Chapter 2 presents the most widely used parts of the specification and goes into more depth on what are the most important items to most readers of this book. If any of the details are of particular interest to you, please spend some time reading relevant parts of the specification. While it is at times a bit convoluted, it is not generally a difficult specification to read.

Namespaces in XML

While the XML 1.0 recommendation defines specific syntactic aspects of XML and one way of creating document types, it does not discuss how to combine components from multiple document types. The Namespaces in XML recommendation, available at http://www.w3.org/TR/REC-xml-names (referred to as Namespaces from now on), deals with the syntactic and structural mechanics of combining structured components from different specifications, but is largely silent on the meaning of resulting combinations. For this, it defers to specifications that had not been written when Namespaces was published.
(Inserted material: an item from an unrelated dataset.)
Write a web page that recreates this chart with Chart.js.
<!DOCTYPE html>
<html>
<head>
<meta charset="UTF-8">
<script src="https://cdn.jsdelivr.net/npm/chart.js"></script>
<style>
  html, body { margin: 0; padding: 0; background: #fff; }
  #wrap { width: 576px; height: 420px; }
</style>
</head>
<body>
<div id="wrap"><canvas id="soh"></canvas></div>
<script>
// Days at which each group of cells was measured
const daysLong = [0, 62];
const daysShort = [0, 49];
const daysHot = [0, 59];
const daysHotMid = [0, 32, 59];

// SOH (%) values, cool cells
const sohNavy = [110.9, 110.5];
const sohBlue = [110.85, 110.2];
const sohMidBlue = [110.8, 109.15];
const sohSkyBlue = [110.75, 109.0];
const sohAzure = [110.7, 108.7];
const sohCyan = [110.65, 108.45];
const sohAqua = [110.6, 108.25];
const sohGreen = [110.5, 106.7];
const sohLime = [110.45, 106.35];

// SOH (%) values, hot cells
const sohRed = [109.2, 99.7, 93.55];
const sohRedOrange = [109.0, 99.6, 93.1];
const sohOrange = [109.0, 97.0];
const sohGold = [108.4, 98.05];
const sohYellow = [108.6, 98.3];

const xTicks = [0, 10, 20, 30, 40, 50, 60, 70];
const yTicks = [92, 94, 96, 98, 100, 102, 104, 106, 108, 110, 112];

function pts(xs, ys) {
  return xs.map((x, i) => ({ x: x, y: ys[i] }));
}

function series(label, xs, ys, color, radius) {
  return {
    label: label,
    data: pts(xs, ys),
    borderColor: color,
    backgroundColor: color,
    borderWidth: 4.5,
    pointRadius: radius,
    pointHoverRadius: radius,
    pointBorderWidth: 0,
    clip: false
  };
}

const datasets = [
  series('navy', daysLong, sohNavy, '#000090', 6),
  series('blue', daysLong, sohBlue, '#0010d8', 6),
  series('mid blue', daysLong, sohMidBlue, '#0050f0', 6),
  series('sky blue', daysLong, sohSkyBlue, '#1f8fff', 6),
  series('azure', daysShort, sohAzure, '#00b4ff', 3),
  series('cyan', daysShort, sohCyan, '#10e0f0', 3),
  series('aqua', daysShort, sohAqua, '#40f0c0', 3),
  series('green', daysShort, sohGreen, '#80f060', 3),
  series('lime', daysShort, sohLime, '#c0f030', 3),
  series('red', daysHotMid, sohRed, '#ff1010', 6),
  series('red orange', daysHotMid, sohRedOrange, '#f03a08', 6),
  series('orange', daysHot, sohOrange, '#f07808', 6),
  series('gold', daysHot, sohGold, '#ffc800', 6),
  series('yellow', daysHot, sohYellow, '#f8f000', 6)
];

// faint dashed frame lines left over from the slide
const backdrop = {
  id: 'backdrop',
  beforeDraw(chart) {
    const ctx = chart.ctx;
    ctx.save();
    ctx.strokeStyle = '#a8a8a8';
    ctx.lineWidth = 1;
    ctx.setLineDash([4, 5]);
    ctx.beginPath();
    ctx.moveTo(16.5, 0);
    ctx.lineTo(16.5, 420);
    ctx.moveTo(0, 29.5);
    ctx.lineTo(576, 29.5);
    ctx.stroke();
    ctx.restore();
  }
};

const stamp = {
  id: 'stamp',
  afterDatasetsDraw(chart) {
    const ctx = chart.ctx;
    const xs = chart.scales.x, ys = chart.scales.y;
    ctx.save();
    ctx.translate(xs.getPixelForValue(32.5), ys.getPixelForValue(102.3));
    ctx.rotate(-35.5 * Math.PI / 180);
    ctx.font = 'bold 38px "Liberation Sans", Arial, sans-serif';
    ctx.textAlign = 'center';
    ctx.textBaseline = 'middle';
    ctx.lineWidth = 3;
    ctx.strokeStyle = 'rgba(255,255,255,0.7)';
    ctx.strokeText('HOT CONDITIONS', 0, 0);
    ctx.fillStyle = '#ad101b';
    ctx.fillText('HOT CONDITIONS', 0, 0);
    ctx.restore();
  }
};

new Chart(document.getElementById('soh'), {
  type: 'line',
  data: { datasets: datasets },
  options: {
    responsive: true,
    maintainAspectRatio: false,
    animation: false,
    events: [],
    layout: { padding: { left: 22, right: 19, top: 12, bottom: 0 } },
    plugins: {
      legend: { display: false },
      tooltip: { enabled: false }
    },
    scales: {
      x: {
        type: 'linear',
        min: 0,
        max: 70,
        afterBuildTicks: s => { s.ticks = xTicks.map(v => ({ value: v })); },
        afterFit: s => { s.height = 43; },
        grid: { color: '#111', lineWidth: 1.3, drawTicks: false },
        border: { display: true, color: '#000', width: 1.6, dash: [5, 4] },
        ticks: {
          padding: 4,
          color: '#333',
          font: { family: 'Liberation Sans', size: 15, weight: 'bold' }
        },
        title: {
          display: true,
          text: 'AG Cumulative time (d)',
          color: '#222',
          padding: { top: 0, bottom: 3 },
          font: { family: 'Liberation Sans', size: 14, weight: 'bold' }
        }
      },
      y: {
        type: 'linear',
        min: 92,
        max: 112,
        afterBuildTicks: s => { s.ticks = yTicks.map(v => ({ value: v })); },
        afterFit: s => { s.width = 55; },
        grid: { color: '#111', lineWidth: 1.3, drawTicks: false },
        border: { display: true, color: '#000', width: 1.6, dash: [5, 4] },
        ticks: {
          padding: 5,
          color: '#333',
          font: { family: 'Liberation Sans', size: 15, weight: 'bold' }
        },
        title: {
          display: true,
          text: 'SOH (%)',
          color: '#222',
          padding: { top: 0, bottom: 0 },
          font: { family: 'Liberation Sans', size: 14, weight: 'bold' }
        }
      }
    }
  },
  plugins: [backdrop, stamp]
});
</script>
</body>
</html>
This recommendation places some additional constraints on the syntactic construction of conformant documents. It allows a document to specify the source of each element or attribute by placing it in a namespace. Each namespace provides definitions for elements and attributes. How the elements and attributes are defined is not covered in this specification, so the concept of validation of an arbitrary document that uses namespaces is not entirely clear. It is possible to create a document type using XML 1.0 that has some support for namespaces, but such a schema loses much of the flexibility offered by the Namespaces specification. For example, the document type would have to specify the particular prefixes to which each namespace is bound, while the Namespaces specification allows prefixes to be determined by the document rather than the schema. Alternate schema languages that have better support for Namespaces have been defined; these are discussed briefly in Chapter 2.

XML as a Foundation

Like its predecessor SGML, XML provides a way to define languages that fit the requirements of your application. By specifying the exact syntax of the grammatical elements (such as the characters used to mark the start of an element), it has reduced the effort required to build conforming software—the components needed to extract an application’s data from XML are far smaller and simpler to use than the corresponding components are for SGML.

The additional specifications, which the trade press so enjoy discussing every time a news release comes out, are generally built by defining new languages using the base XML and Namespaces recommendations. These are often documented by schema definitions (the forms that these take are described in Chapter 2) as well as committee-driven documents that attempt to explain how the language should be used. Since every industry has at least one consortium that deals in part with data interchange between different components of the industry (think of doctors, pharmacies, and hospitals in the health care field), many standards take this form. Many of the standards for XML are derived from earlier efforts using older SGML industry-specific languages, and many are new.

Locating information about the languages that have been defined for your industry may be easy or it may be difficult. There are many resources you can use to locate relevant specifications:

http://www.schema.net/

This web site contains information on a range of standards based on XML, including general business-oriented specifications, industry-specific standards, interoperable languages for academic research, and general Internet-related specifications.

http://www.biztalk.com/

Information about the Microsoft-sponsored “BizTalk” range of business interoperability specifications can be found at this web site.

http://www.ebxml.org/

The “e-business XML” initiative, or ebXML, grows out of the EDI community, and generally competes with BizTalk.

http://www.w3.org/

For general Internet-related specifications, the World Wide Web Consortium is perhaps the best place to look; the working groups there have a broad constituency and the results of their efforts have a high level of uptake wherever they apply.

http://www.google.com/

If all else fails, try searching here for “XML” and various keywords related to your industry (especially the names of major industry consortia).